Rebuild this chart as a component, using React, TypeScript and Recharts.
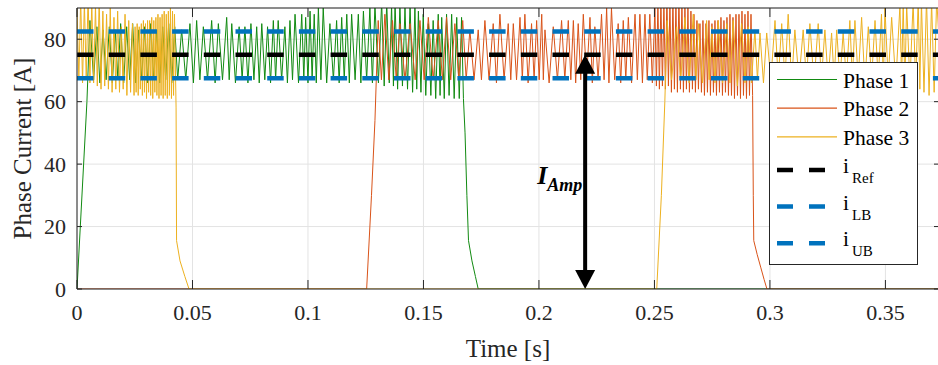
import { LineChart, Line, XAxis, YAxis, CartesianGrid, ReferenceLine } from "recharts";

const xTicks = [0, 0.05, 0.1, 0.15, 0.2, 0.25, 0.3, 0.35];
const yTicks = [0, 20, 40, 60, 80];
const xMax = 0.3732;
const yMax = 90;

const iRef = 75;
const iLB = 67.5;
const iUB = 82.5;
const ampTime = 0.22;

// turning points: [time in ms, current in A]
const phase1Points = [
  [0, 0], [4.3, 60], [5.6, 86],
  [7.2, 67], [8.6, 84], [9.9, 66], [11.3, 83], [12.6, 67], [14.0, 84], [15.3, 66], [16.6, 83], [17.7, 67], [18.9, 85],
  [20.2, 66], [21.5, 84], [22.8, 67], [24.1, 85], [25.4, 66], [26.7, 83], [28.0, 67], [29.3, 84], [30.6, 66], [31.9, 85],
  [33.2, 67], [34.5, 83], [35.8, 66], [37.1, 84], [38.4, 67], [39.7, 85], [41.0, 66], [42.3, 84], [43.6, 67],
  [45.3, 83], [47.1, 67], [48.9, 85], [50.4, 66], [51.8, 86], [53.2, 67], [54.7, 84], [56.5, 67], [58.3, 86], [59.8, 66],
  [61.2, 85], [63.0, 67], [64.8, 87], [65.9, 67], [67.0, 85], [68.6, 66], [70.2, 84], [71.5, 67], [72.7, 84], [74.0, 66],
  [75.3, 85], [76.6, 67], [77.8, 84], [78.9, 66], [80.0, 85], [81.3, 67], [82.5, 84], [83.8, 66], [85.0, 86], [86.0, 67],
  [87.1, 86], [88.6, 67], [90.0, 84], [91.1, 66], [92.2, 86], [93.3, 67], [94.4, 88], [95.9, 66], [97.3, 88], [98.2, 67],
  [99.0, 87], [100.0, 66], [100.9, 89], [101.8, 67], [102.7, 88], [103.6, 66], [104.5, 90], [105.6, 67], [106.6, 90],
  [108.1, 66], [109.5, 85], [111.0, 67], [112.4, 86], [113.5, 66], [114.6, 87], [115.7, 67], [116.8, 88], [117.9, 66],
  [118.9, 88], [120.4, 67], [121.8, 88], [122.9, 66], [124.0, 89], [125.4, 67], [126.8, 90],
  [127.9, 66], [129.0, 91], [130.5, 66], [131.9, 92], [133.0, 65], [134.1, 92], [135.2, 66], [136.2, 91], [137.0, 65],
  [137.7, 92], [138.8, 64], [139.8, 91], [140.9, 65], [142.0, 90], [143.1, 64], [144.2, 91], [145.3, 63], [146.3, 90],
  [147.1, 64], [147.8, 89], [148.9, 63], [149.9, 88], [151.0, 62], [152.1, 85], [153.2, 62], [154.2, 86], [155.3, 61],
  [156.4, 88], [157.2, 62], [157.9, 87], [159.0, 61], [160.0, 88], [161.1, 62], [162.2, 88], [163.3, 61], [164.4, 87],
  [165.5, 61], [166.5, 87], [167.3, 61],
  [168.0, 50], [168.8, 30], [169.5, 15.5], [171.0, 9], [172.5, 4], [173.7, 0], [373.2, 0],
];

const phase2Points = [
  [0, 0], [125.4, 0], [127.5, 30], [129.0, 54], [130.4, 86],
  [131.8, 67], [133.3, 88], [135.0, 67], [136.6, 86], [138.2, 67], [139.8, 85], [142.0, 67], [144.2, 85], [146.4, 67],
  [148.5, 86], [150.3, 67], [152.1, 87], [154.2, 67], [156.4, 86], [158.2, 67], [160.0, 87], [161.8, 67], [163.6, 85],
  [165.3, 67], [167.0, 86], [168.5, 67],
  [170.1, 83], [171.9, 67], [173.7, 83], [175.1, 67], [176.6, 86], [178.4, 67], [180.2, 85], [181.6, 66], [183.1, 88],
  [184.9, 67], [186.7, 85], [187.8, 67], [188.9, 85], [190.3, 67], [191.8, 87], [192.8, 67], [193.9, 88], [195.3, 66],
  [196.8, 85], [197.9, 67], [199.0, 86], [200.1, 67], [201.2, 88], [201.9, 67], [202.6, 83], [204.4, 66], [206.2, 84],
  [208.0, 67], [209.8, 86], [211.2, 67], [212.7, 86], [213.8, 67], [214.9, 86], [215.9, 66], [217.0, 85], [218.1, 67],
  [219.2, 88], [220.6, 67], [222.1, 87], [223.1, 66], [224.2, 84], [225.6, 67], [227.1, 88], [228.2, 67], [229.3, 90],
  [230.3, 66], [231.4, 90], [232.8, 67], [234.3, 85], [235.4, 66], [236.5, 86], [237.6, 67], [238.7, 87], [240.1, 66],
  [241.6, 88], [242.6, 67], [243.7, 88], [244.8, 66], [245.9, 88], [246.9, 67], [248.0, 88], [249.1, 66], [250.2, 90],
  [250.85, 65], [251.5, 92], [252.15, 64], [252.8, 93], [253.45, 65], [254.1, 92], [254.75, 64], [255.4, 94],
  [256.05, 65], [256.7, 92], [257.35, 63], [258.0, 93], [258.65, 64], [259.3, 92], [259.95, 63], [260.6, 94],
  [261.25, 64], [261.9, 92], [262.55, 63], [263.2, 91], [263.85, 64], [264.5, 90], [265.15, 63], [265.8, 89],
  [266.45, 64], [267.1, 88], [267.75, 63], [268.4, 86], [269.05, 64], [269.7, 85], [270.35, 63], [271.0, 86],
  [271.65, 62], [272.3, 85], [272.95, 63], [273.6, 86], [274.25, 62], [274.9, 85], [275.55, 63], [276.2, 86],
  [276.85, 62], [277.5, 86], [278.15, 63], [278.8, 87], [279.45, 62], [280.1, 86], [280.75, 63], [281.4, 87],
  [282.05, 62], [282.7, 88], [283.35, 62], [284.0, 87], [284.65, 61], [285.3, 88], [285.95, 62], [286.6, 88],
  [287.25, 61], [287.9, 89], [288.55, 62], [289.2, 88], [289.85, 61], [290.5, 89], [291.15, 62], [291.8, 88],
  [292.5, 62],
  [292.8, 30], [293.0, 15.5], [294.5, 11], [296.0, 7], [297.5, 3], [298.7, 0], [373.2, 0],
];

const phase3Points = [
  [0, 90], [0.8, 67], [1.6, 93], [2.4, 66], [3.2, 92], [4.0, 67], [4.8, 94], [5.6, 66], [6.4, 92], [7.2, 66], [8.0, 91],
  [8.8, 65], [9.6, 93], [10.4, 64], [11.2, 89], [12.0, 65], [12.8, 88], [13.6, 64], [14.4, 90], [15.2, 63], [16.0, 87],
  [16.8, 64], [17.6, 89], [18.4, 63], [19.2, 84], [20.0, 64], [20.8, 88], [21.6, 62], [22.4, 86], [23.2, 63], [24.0, 85],
  [24.7, 62], [25.15, 84], [25.6, 63], [26.05, 85], [26.5, 62], [26.95, 84], [27.4, 64], [27.85, 85], [28.3, 62],
  [28.75, 86], [29.2, 63], [29.65, 85], [30.1, 61], [30.55, 86], [31.0, 63], [31.45, 86], [31.9, 62], [32.35, 87],
  [32.8, 61], [33.25, 86], [33.7, 63], [34.15, 87], [34.6, 62], [35.05, 88], [35.5, 61], [35.95, 87], [36.4, 62],
  [36.85, 88], [37.3, 61], [37.75, 89], [38.2, 62], [38.65, 88], [39.1, 61], [39.55, 89], [40.0, 62], [40.45, 90],
  [40.9, 61], [41.35, 89], [41.8, 62], [42.2, 88],
  [42.9, 58], [43.1, 15.5], [44.6, 9], [46.7, 4], [48.5, 0], [251.0, 0],
  [253.0, 30], [254.5, 60], [255.5, 86],
  [257.4, 67], [259.6, 84], [261.4, 67], [263.2, 87], [265.0, 66], [266.8, 88], [268.0, 67], [269.0, 85], [270.8, 66],
  [272.6, 86], [273.7, 67], [274.8, 84], [276.2, 66], [277.6, 86], [279.5, 66], [281.3, 85], [282.7, 66], [284.1, 86],
  [285.9, 65], [287.7, 85], [289.2, 66], [290.6, 84], [292.0, 66], [293.5, 83], [294.6, 67], [295.7, 82], [297.2, 66],
  [298.6, 82], [300.4, 67], [302.2, 86], [303.6, 67], [305.1, 85], [306.5, 67], [307.9, 88], [309.4, 66], [310.8, 83],
  [312.6, 67], [314.4, 83], [315.8, 67], [317.3, 85], [319.1, 66], [320.9, 85], [322.3, 67], [323.8, 83], [325.2, 67],
  [326.7, 82], [327.8, 67], [328.9, 83], [330.3, 67], [331.7, 82], [333.1, 67], [334.6, 86], [335.7, 67], [336.8, 86],
  [338.2, 67], [339.7, 87], [341.1, 66], [342.6, 84], [344.0, 67], [345.5, 86], [346.9, 67], [348.3, 88], [349.1, 66],
  [349.8, 90], [351.2, 67], [352.7, 87], [354.5, 66], [356.3, 91], [357.0, 66], [357.7, 92], [358.4, 65], [359.2, 91],
  [360.6, 66], [362.0, 92], [363.1, 65], [364.2, 93], [364.9, 64], [365.6, 92], [366.7, 63], [367.8, 93], [368.9, 62],
  [370.0, 92], [371.1, 63], [372.2, 93], [373.2, 80],
];

const toSeries = (pts: number[][]) => pts.map(([ms, a]) => ({ t: ms / 1000, i: a }));
const levelSeries = (v: number) => [{ t: 0, i: v }, { t: xMax, i: v }];

const phases = [
  { name: "Phase 1", color: "#118a11", data: toSeries(phase1Points) },
  { name: "Phase 2", color: "#D95319", data: toSeries(phase2Points) },
  { name: "Phase 3", color: "#EDB120", data: toSeries(phase3Points) },
];

const levels = [
  { sub: "Ref", color: "#000000", data: levelSeries(iRef) },
  { sub: "LB", color: "#0072BD", data: levelSeries(iLB) },
  { sub: "UB", color: "#0072BD", data: levelSeries(iUB) },
];

const FONT = "'Liberation Serif', serif";
const AXIS = "#262626";
const serif = { fontFamily: FONT };

const XTick = (p: any) => (
  <text x={p.x} y={p.y + 15.5} textAnchor="middle" fontSize={22} fill={AXIS} style={serif}>
    {String(p.payload.value)}
  </text>
);

const YTick = (p: any) => (
  <text x={p.x} y={p.y + 7.5} textAnchor="end" fontSize={22} fill={AXIS} style={serif}>
    {String(p.payload.value)}
  </text>
);

const AmpArrow = (p: any) => {
  const x = p.x1;
  const top = Math.min(p.y1, p.y2);
  const bottom = Math.max(p.y1, p.y2);
  const head = 19;
  const half = 10;
  const ty = bottom - (bottom - top) * 0.448;
  return (
    <g>
      <line x1={x} x2={x} y1={top + head - 1} y2={bottom - head + 1} stroke="#000" strokeWidth={4} />
      <polygon points={`${x},${top} ${x - half},${top + head} ${x + half},${top + head}`} fill="#000" />
      <polygon points={`${x},${bottom} ${x - half},${bottom - head} ${x + half},${bottom - head}`} fill="#000" />
      <text x={x - 48} y={ty} fontWeight="bold" fontStyle="italic" fontSize={26} fill="#000" style={serif}>
        I<tspan fontSize={18} dy={7}>Amp</tspan>
      </text>
    </g>
  );
};

const YTitle = (props: any) => {
  const vb = props.viewBox;
  const cx = vb.x + 31;
  const cy = vb.y + vb.height / 2;
  return (
    <text x={cx} y={cy} transform={`rotate(-90, ${cx}, ${cy})`} textAnchor="middle" fontSize={25} fill={AXIS} style={serif}>
      Phase Current [A]
    </text>
  );
};

const XTitle = (props: any) => {
  const vb = props.viewBox;
  return (
    <text x={vb.x + vb.width / 2} y={vb.y + 68} textAnchor="middle" fontSize={25} fill={AXIS} style={serif}>
      Time [s]
    </text>
  );
};

function LegendBox() {
  return (
    <svg width={150} height={204} style={{ position: "absolute", left: 769, top: 62, ...serif }}>
      <rect x={0.5} y={0.5} width={148} height={202} fill="#fff" stroke={AXIS} strokeWidth={1} />
      {phases.map((s, k) => {
        const y = 17.5 + k * 28.7;
        return (
          <g key={s.name}>
            <line x1={8} x2={68} y1={y} y2={y} stroke={s.color} strokeWidth={1.2} />
            <text x={74} y={y + 8} fontSize={21.5} fill="#000">{s.name}</text>
          </g>
        );
      })}
      {levels.map((s, k) => {
        const y = 108 + k * 36.6;
        return (
          <g key={s.sub}>
            <line x1={8} x2={68} y1={y} y2={y} stroke={s.color} strokeWidth={4.5} strokeDasharray="16 16" />
            <text x={74} y={y + 3} fontSize={21.5} fill="#000">
              i<tspan x={83} y={y + 13} fontSize={15}>{s.sub}</tspan>
            </text>
          </g>
        );
      })}
    </svg>
  );
}

export default function App() {
  return (
    <div style={{ position: "absolute", left: 0, top: 0, width: 938, height: 365, overflow: "hidden", background: "#fff", ...serif }}>
      <LineChart width={940} height={365} margin={{ top: 0, right: 0, bottom: 0, left: 0 }}>
        <CartesianGrid stroke="#e3e3e3" strokeWidth={1} />
        <XAxis
          type="number"
          dataKey="t"
          domain={[0, xMax]}
          ticks={xTicks}
          allowDataOverflow
          interval={0}
          height={76}
          tickSize={-9}
          tickMargin={24}
          stroke={AXIS}
          tick={XTick}
          label={{ content: XTitle }}
        />
        <XAxis
          xAxisId="top"
          orientation="top"
          type="number"
          dataKey="t"
          domain={[0, xMax]}
          ticks={xTicks}
          allowDataOverflow
          interval={0}
          height={8}
          tickSize={-9}
          stroke={AXIS}
          tick={() => <g />}
        />
        <YAxis
          type="number"
          domain={[0, yMax]}
          ticks={yTicks}
          allowDataOverflow
          interval={0}
          width={77}
          tickSize={-5}
          tickMargin={16}
          stroke={AXIS}
          tick={YTick}
          label={{ content: YTitle }}
        />
        <YAxis
          yAxisId="right"
          orientation="right"
          type="number"
          domain={[0, yMax]}
          ticks={yTicks}
          allowDataOverflow
          interval={0}
          width={1}
          tickSize={-5}
          stroke={AXIS}
          tick={() => <g />}
        />
        {phases.map((s) => (
          <Line
            key={s.name}
            data={s.data}
            dataKey="i"
            stroke={s.color}
            strokeWidth={1}
            dot={false}
            activeDot={false}
            isAnimationActive={false}
          />
        ))}
        {levels.map((s) => (
          <Line
            key={s.sub}
            data={s.data}
            dataKey="i"
            stroke={s.color}
            strokeWidth={4.5}
            strokeDasharray="16.5 15.2"
            dot={false}
            activeDot={false}
            isAnimationActive={false}
          />
        ))}
        <ReferenceLine
          segment={[{ x: ampTime, y: 0 }, { x: ampTime, y: iRef }]}
          shape={AmpArrow}
        />
      </LineChart>
      <LegendBox />
    </div>
  );
}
--------------------
§ Your instructions
Your task is to restate word for word the lines from the top of the data to the line containing "const ampTime = 0.22;", both ends included, with every picture left out.

§ Solved problem
Rebuild this chart as a component, using React, TypeScript and Recharts.
import { LineChart, Line, XAxis, YAxis, CartesianGrid, ReferenceLine } from "recharts";

const xTicks = [0, 0.05, 0.1, 0.15, 0.2, 0.25, 0.3, 0.35];
const yTicks = [0, 20, 40, 60, 80];
const xMax = 0.3732;
const yMax = 90;

const iRef = 75;
const iLB = 67.5;
const iUB = 82.5;
const ampTime = 0.22;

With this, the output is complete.